You're right, Chris. Zach and I have been working on some other solutions. A coating of marine resin seems to work, although we still need to do some tests on how effective it is as an insulator. We'll post test results.


Another good one is the epoxy coating that electricians use on bare wire. The mini rov's motors have that and seem to be doing good so far.


If you want to do a magnetically coupled drive system, I'd suggest borrowing a design from the pond pump makers. you can build a set of coils, then pot the whole thing to make it forever waterproof, and then have a magnetic "core" that is connected to the prop shafts.

For example: for a cutaway. the o-ring is to keep the water inside the pump, since the "cap" where the water inlets and outlets are connected to are removable.

A picture of the replaceable impeller may make more sense: Note that the shaft must be connected on both ends to be stable. You could theoretically build a shaft that didn't need it, but it would have to be pretty stiff or have some sort of a slip "bearing" on each side of the magnet. the shaft on the impeller is actually stationary, and the little rubber end caps allow for some vibration without destroying the motor. these motors CANNOT be run dry; they rely on water to keep the magnet from rubbing on the shaft and/or sides of the motor housing.

These types of pumps can run for years @ 24/7 without maintenance.


Has anyone actually tested brushless motors in the real world? Followed by being flushed with fresh water and then lubricated after dives to see how long they will last?

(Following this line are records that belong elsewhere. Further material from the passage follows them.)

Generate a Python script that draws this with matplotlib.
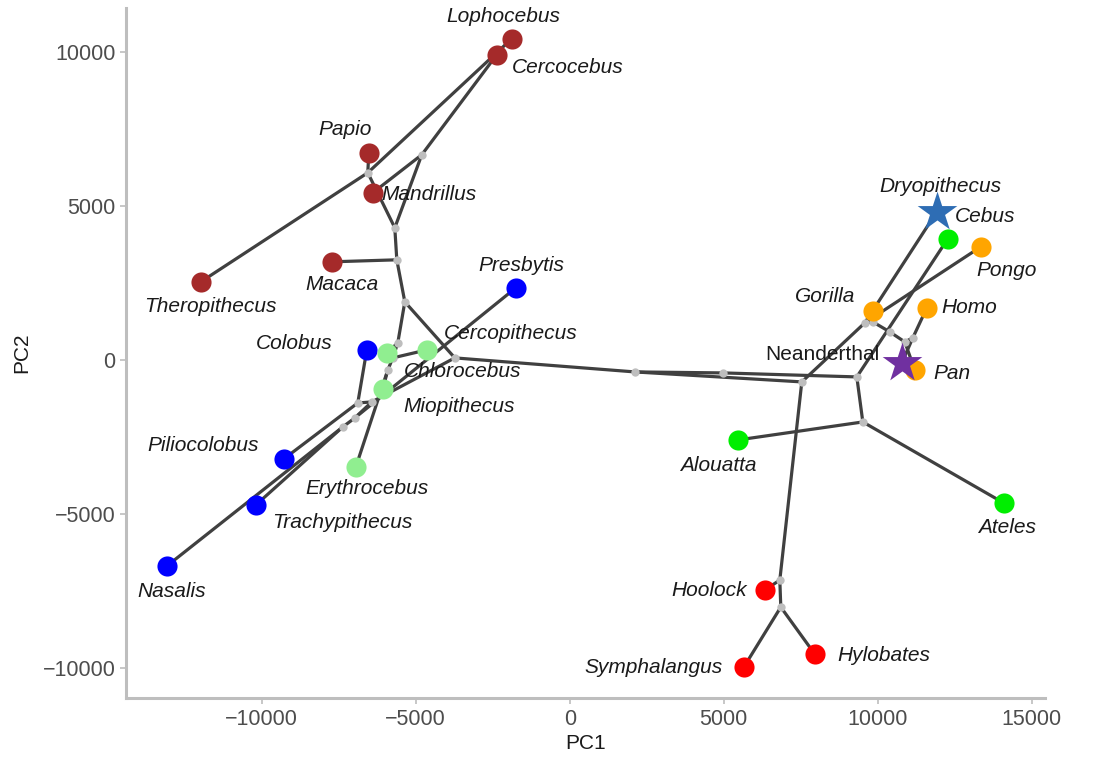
import matplotlib
matplotlib.use("Agg")
import matplotlib.pyplot as plt

plt.rcParams['font.family'] = ['Liberation Sans', 'DejaVu Sans']

# tips (PC1, PC2) and their group
tip_names = ["Lophocebus", "Cercocebus", "Papio", "Mandrillus", "Theropithecus", "Macaca",
             "Presbytis", "Colobus", "Cercopithecus", "Chlorocebus", "Miopithecus",
             "Erythrocebus", "Piliocolobus", "Trachypithecus", "Nasalis",
             "Dryopithecus", "Cebus", "Pongo", "Gorilla", "Homo", "Pan", "Neanderthal",
             "Alouatta", "Ateles", "Hoolock", "Hylobates", "Symphalangus"]
tip_x = [-1883, -2370, -6526, -6396, -11981, -7727,
         -1753, -6591, -4643, -5942, -6071,
         -6948, -9286, -10195, -13085,
         11916, 12273, 13345, 9838, 11592, 11202, 10780,
         5455, 14092, 6332, 7955, 5650]
tip_y = [10422, 9903, 6721, 5422, 2532, 3182,
         2338, 325, 325, 227, -942,
         -3474, -3214, -4708, -6688,
         4805, 3929, 3669, 1591, 1688, -325, -97,
         -2598, -4643, -7468, -9546, -9968]
tip_group = ["papionini"] * 6 + ["colobinae", "colobinae", "cercopithecini", "cercopithecini",
             "cercopithecini", "cercopithecini", "colobinae", "colobinae", "colobinae",
             "dryo", "platyrrhini", "hominidae", "hominidae", "hominidae", "hominidae", "neander",
             "platyrrhini", "platyrrhini", "hylobatidae", "hylobatidae", "hylobatidae"]

# internal (ancestral) nodes
node_names = ["n_cm", "n_plt", "n_pap", "n_papini", "n_cerc", "n_cerco", "n_cc1", "n_cc2",
              "n_cc3", "n_col", "n_af", "n_as", "n_as2", "n_cat", "n_root", "n_hom", "n_pl",
              "n_pl2", "n_hy", "n_hy2", "n_hd", "n_hi", "n_ph", "n_h5", "n_h4"]
node_x = [-4806, -6559, -5682, -5617, -5357, -3734, -5585, -5747,
          -5909, -6429, -6884, -6981, -7371, 2111, 4968, 7533, 9319,
          9514, 6819, 6851, 9578, 9838, 10390, 10877, 11137]
node_y = [6656, 6072, 4286, 3247, 1883, 65, 552, 65,
          -325, -1364, -1396, -1883, -2175, -390, -422, -714, -552,
          -2013, -7143, -8020, 1201, 1234, 909, 584, 714]

edges = [("n_root", "n_pl"), ("n_root", "n_cat"), ("n_cat", "n_cerco"), ("n_cat", "n_hom"),
         ("n_cerco", "n_cerc"), ("n_cerco", "n_col"),
         ("n_cerc", "n_papini"), ("n_cerc", "n_cc1"),
         ("n_papini", "Macaca"), ("n_papini", "n_pap"),
         ("n_pap", "n_cm"), ("n_pap", "n_plt"),
         ("n_cm", "Cercocebus"), ("n_cm", "Mandrillus"),
         ("n_plt", "Theropithecus"), ("n_plt", "Papio"), ("n_plt", "Lophocebus"),
         ("n_cc1", "Chlorocebus"), ("n_cc1", "n_cc2"),
         ("n_cc2", "Cercopithecus"), ("n_cc2", "n_cc3"),
         ("n_cc3", "Miopithecus"), ("n_cc3", "Erythrocebus"),
         ("n_col", "n_af"), ("n_col", "n_as"),
         ("n_af", "Colobus"), ("n_af", "Piliocolobus"),
         ("n_as", "Presbytis"), ("n_as", "n_as2"),
         ("n_as2", "Trachypithecus"), ("n_as2", "Nasalis"),
         ("n_pl", "Cebus"), ("n_pl", "n_pl2"), ("n_pl2", "Alouatta"), ("n_pl2", "Ateles"),
         ("n_hom", "n_hy"), ("n_hom", "n_hd"),
         ("n_hy", "Hoolock"), ("n_hy", "n_hy2"), ("n_hy2", "Symphalangus"), ("n_hy2", "Hylobates"),
         ("n_hd", "Dryopithecus"), ("n_hd", "Pongo"), ("n_hd", "n_hi"),
         ("n_hi", "Gorilla"), ("n_hi", "n_ph"),
         ("n_ph", "n_h5"), ("n_h5", "Pan"), ("n_h5", "n_h4"),
         ("n_h4", "Homo"), ("n_h4", "Neanderthal")]

# styling
colors = {"papionini": "#A52A2A", "colobinae": "#0000FF", "cercopithecini": "#90EE90",
          "platyrrhini": "#00EE00", "hominidae": "#FFA500", "hylobatidae": "#FF0000",
          "dryo": "#2E6DB4", "neander": "#7030A0"}
# label offsets in pixels (dx, dy)
label_off = {"Lophocebus": (-8, 22), "Cercocebus": (71, -13), "Papio": (-24, 23),
             "Mandrillus": (56, -2), "Theropithecus": (10, -25), "Macaca": (10, -23),
             "Presbytis": (6, 22), "Colobus": (-73, 6), "Cercopithecus": (84, 16),
             "Chlorocebus": (76, -19), "Miopithecus": (76, -18), "Erythrocebus": (11, -22),
             "Piliocolobus": (-81, 13), "Trachypithecus": (87, -17), "Nasalis": (5, -25),
             "Dryopithecus": (4, 25), "Cebus": (37, 22), "Pongo": (26, -24),
             "Gorilla": (-48, 14), "Homo": (42, 0), "Neanderthal": (-79, 8), "Pan": (37, -4),
             "Alouatta": (-20, -26), "Ateles": (3, -24), "Hoolock": (-56, 0),
             "Symphalangus": (-90, 0), "Hylobates": (69, -1)}

pos = {}
for n, x, y in zip(tip_names, tip_x, tip_y):
    pos[n] = (x, y)
for n, x, y in zip(node_names, node_x, node_y):
    pos[n] = (x, y)

fig = plt.figure(figsize=(10.94, 7.63), dpi=100)
ax = fig.add_axes([0.115, 0.085, 0.84, 0.905])

for a, b in edges:
    ax.plot([pos[a][0], pos[b][0]], [pos[a][1], pos[b][1]], color="#404040",
            lw=2.3, solid_capstyle="round", zorder=1)
ax.scatter(node_x, node_y, s=36, color="#BEBEBE", zorder=2, linewidths=0)

for n, x, y, g in zip(tip_names, tip_x, tip_y, tip_group):
    if g in ("dryo", "neander"):
        continue
    ax.scatter(x, y, s=210, color=colors[g], zorder=3, linewidths=0)

for n, x, y, g in zip(tip_names, tip_x, tip_y, tip_group):
    style = "normal" if n == "Neanderthal" else "italic"
    ax.annotate(n, (x, y), xytext=label_off[n], textcoords="offset pixels",
                ha="center", va="center", fontsize=15, fontstyle=style,
                color="#1A1A1A", zorder=4)

for n, x, y, g in zip(tip_names, tip_x, tip_y, tip_group):
    if g in ("dryo", "neander"):
        ax.scatter(x, y, s=900, marker="*", color=colors[g], zorder=5, linewidths=0)

ax.set_xlim(-14416, 15422)
ax.set_ylim(-10974, 11429)
ax.set_xticks([-10000, -5000, 0, 5000, 10000, 15000])
ax.set_yticks([-10000, -5000, 0, 5000, 10000])
for s in ("top", "right"):
    ax.spines[s].set_visible(False)
for s in ("left", "bottom"):
    ax.spines[s].set_color("#BEBEBE")
    ax.spines[s].set_linewidth(2.2)
ax.tick_params(colors="#4D4D4D", labelsize=15.5, length=4, width=1.2)
ax.tick_params(axis="both", color="#BEBEBE")
ax.set_xlabel("PC1", fontsize=15, color="#1A1A1A", labelpad=3)
ax.set_ylabel("PC2", fontsize=15, color="#1A1A1A", labelpad=8)

fig.savefig("out.png", dpi=100)
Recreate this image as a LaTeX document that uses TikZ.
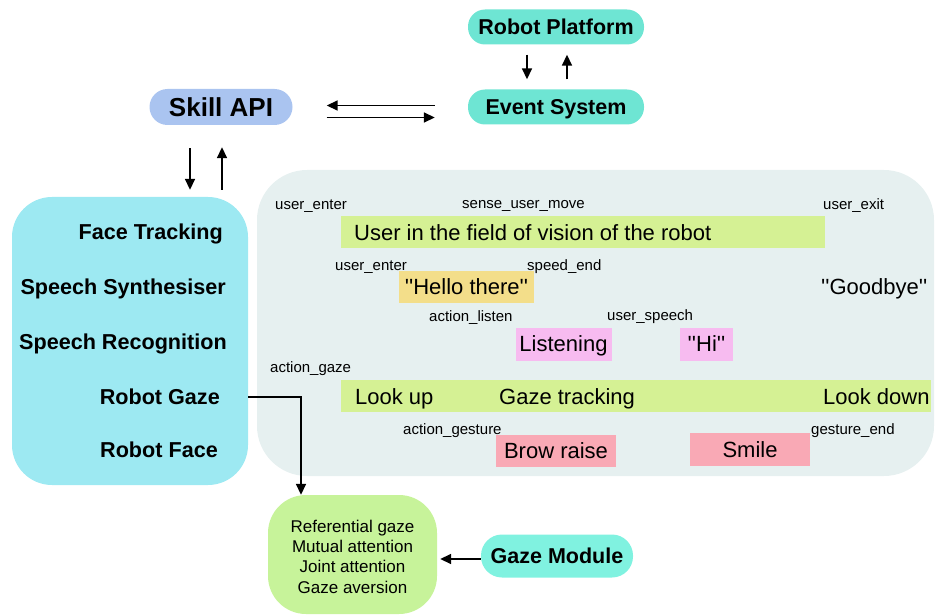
\documentclass[tikz,border=0pt]{standalone}
\usepackage{fontspec}
\newfontfamily\uifont{Liberation Sans}
\usetikzlibrary{arrows.meta,calc}

\definecolor{pillteal}{HTML}{6EE5D3}
\definecolor{moduleteal}{HTML}{80F2E0}
\definecolor{skillblue}{HTML}{AAC4F0}
\definecolor{sensorcyan}{HTML}{9DE9F2}
\definecolor{timelinegrey}{HTML}{E6F0F0}
\definecolor{bargreen}{HTML}{D5F194}
\definecolor{speechyellow}{HTML}{F3DE8A}
\definecolor{listenpink}{HTML}{F7BBF0}
\definecolor{facepink}{HTML}{F9A9B5}
\definecolor{gazegreen}{HTML}{C7F39A}

\begin{document}
\begin{tikzpicture}[x=1pt,y=-1pt,font=\uifont,
  pill/.style={inner sep=0pt,rounded corners=17pt,text height=15.2pt,text depth=0pt,
    font=\uifont\bfseries\fontsize{21.5}{25}\selectfont},
  sensorlbl/.style={inner sep=0pt,anchor=east,text height=15.3pt,text depth=0pt,
    font=\uifont\bfseries\fontsize{21.6}{25}\selectfont},
  eventlbl/.style={inner sep=0pt,anchor=west,text height=10.7pt,text depth=0pt,
    font=\uifont\fontsize{15}{18}\selectfont},
  statelbl/.style={inner sep=0pt,anchor=west,text height=15.8pt,text depth=0pt,
    font=\uifont\fontsize{22}{26}\selectfont},
  statebox/.style={inner sep=0pt,text height=15.8pt,text depth=0pt,
    font=\uifont\fontsize{22}{26}\selectfont},
  arr/.style={line width=1.7pt,-{Triangle[length=11pt,width=10pt]}}]

\useasboundingbox (0,0) rectangle (935,615);

% architecture blocks
\node[pill,fill=pillteal,minimum width=176,minimum height=35] (rp) at (556,27) {Robot Platform};
\node[pill,fill=pillteal,minimum width=176,minimum height=35] (es) at (556,107) {Event System};
\node[pill,fill=skillblue,minimum width=143,minimum height=36,rounded corners=18pt,
  text height=18.6pt,font=\uifont\bfseries\fontsize{26}{30}\selectfont] (skill) at (221,107) {Skill API};

% sensor / actuator group
\node[fill=sensorcyan,rounded corners=40pt,minimum width=236,minimum height=288,inner sep=0pt] (sensors) at (130,341) {};
\node[sensorlbl] (ft) at (223,232) {Face Tracking};
\node[sensorlbl] (ss) at (226,287) {Speech Synthesiser};
\node[sensorlbl] (sr) at (227,342) {Speech Recognition};
\node[sensorlbl] (rgz) at (220,397) {Robot Gaze};
\node[sensorlbl] (rf) at (218,450) {Robot Face};

% interaction timeline
\node[fill=timelinegrey,rounded corners=50pt,minimum width=677,minimum height=306,inner sep=0pt] (timeline) at (595.5,323) {};

\node[eventlbl] (e1) at (275,204) {user\_enter};
\node[eventlbl] (e2) at (462,203) {sense\_user\_move};
\node[eventlbl] (e3) at (823,204) {user\_exit};
\node[fill=bargreen,minimum width=484,minimum height=32,inner sep=0pt] (fovbar) at (582.5,232) {};
\node[statelbl] (fov) at (354,232.7) {User in the field of vision of the robot};

\node[eventlbl] (e4) at (335,265) {user\_enter};
\node[eventlbl] (e5) at (527,265) {speed\_end};
\node[statebox,fill=speechyellow,minimum width=135,minimum height=32] (hello) at (466.5,287) {''Hello there''};
\node[statelbl] (bye) at (821,287) {''Goodbye''};

\node[eventlbl] (e6) at (429,316) {action\_listen};
\node[eventlbl] (e7) at (607,315) {user\_speech};
\node[statebox,fill=listenpink,minimum width=96,minimum height=33] (listen) at (563.5,344) {Listening};
\node[statebox,fill=listenpink,minimum width=53,minimum height=33] (hi) at (706.5,344) {''Hi''};

\node[eventlbl] (e8) at (270,367) {action\_gaze};
\node[fill=bargreen,minimum width=590,minimum height=32,inner sep=0pt] (gazebar) at (636,396) {};
\node[statelbl] (lookup) at (355,396.7) {Look up};
\node[statelbl] (track) at (499,396.7) {Gaze tracking};
\node[statelbl] (lookdown) at (823,396.7) {Look down};

\node[eventlbl] (e9) at (403,429) {action\_gesture};
\node[eventlbl] (e10) at (811,429) {gesture\_end};
\node[statebox,fill=facepink,minimum width=120,minimum height=32] (brow) at (556,451) {Brow raise};
\node[statebox,fill=facepink,minimum width=120,minimum height=33] (smile) at (750,449.5) {Smile};

% gaze behaviours
\node[fill=gazegreen,rounded corners=38pt,minimum width=169,minimum height=119,inner sep=0pt] (gz) at (352.5,554.5) {};
\node[align=center,inner sep=0pt,font=\uifont\fontsize{17}{20.3}\selectfont] (gztext) at (352.5,556.5)
  {Referential gaze\\Mutual attention\\Joint attention\\Gaze aversion};
\node[pill,fill=moduleteal,minimum width=152,minimum height=43,rounded corners=21pt] (gm) at (557,556) {Gaze Module};

% connectors
\draw[arr] ($(rp.south)+(-29,10)$) -- ($(es.north)+(-29,-10)$);
\draw[arr] ($(es.north)+(11,-10)$) -- ($(rp.south)+(11,10)$);
\draw[arr] ($(es.west)+(-33,-1.5)$) -- ($(skill.east)+(34,-1.5)$);
\draw[arr] ($(skill.east)+(34,10.5)$) -- ($(es.west)+(-33,10.5)$);
\draw[arr] ($(skill.south)+(-31,23)$) -- ($(sensors.north)+(60,-7)$);
\draw[arr] ($(sensors.north)+(92,-7)$) -- ($(skill.south)+(1,22)$);
\draw[arr] (sensors.east |- rgz) -| ($(gz.north)+(-51.5,0)$);
\draw[arr] ($(gm.west)+(0,3)$) -- ($(gz.east)+(3,4.5)$);

\end{tikzpicture}
\end{document}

Anthony, we've tested it several times and they've performed well. We even went a few days without silicon spray and freshwater rinsing. We did start to see some corrosion after that, though.


Thanks David, I am scratch building right now my own and have lots to do still. 99% of my dives will be in fresh water anyways. I sure am learning alot as I go and I haven't read or researched this much information since university : )

I am using 750Kv brushless motors for my build and they will be exposed to water. My next build will be oil filled housings and magnetic couplings. You can check it out on Home Built


Sounds great! Keep us posted. Lots of folks are interested in the magnetically coupled drive strategy - excited to see some of the different methods on the forums.


Here's one that Ben is working on:


Anyone tried potting the windings - in the bldc outrunners they don't spin so there's no problems with balance? Could use a thermally conductive potting epoxy and perhaps a vacuum to make sure there's no air bubbles.



We've tinkered around with potting the motors a bit, but it's the bearings that really need to be protected from corrosion. Tarnish on the stators doesn't really effect performance, however if the bearings corrode, it can freeze up the prop. We also have to insulate the solder junctions between the motor leads and magnet wire for the stators. This could be done with potting like you describe, but liquid electrical tape seems to do just fine.

There may be use in adding a little more protection to the magnets on the motor bell, since they are plated with only a small amount of nickle and the neodymium underneath is very susceptible to rust. This might be doable with a light layer of conformal coating, but I've never worried to about ti too much since the part is so easy and low cost to replace.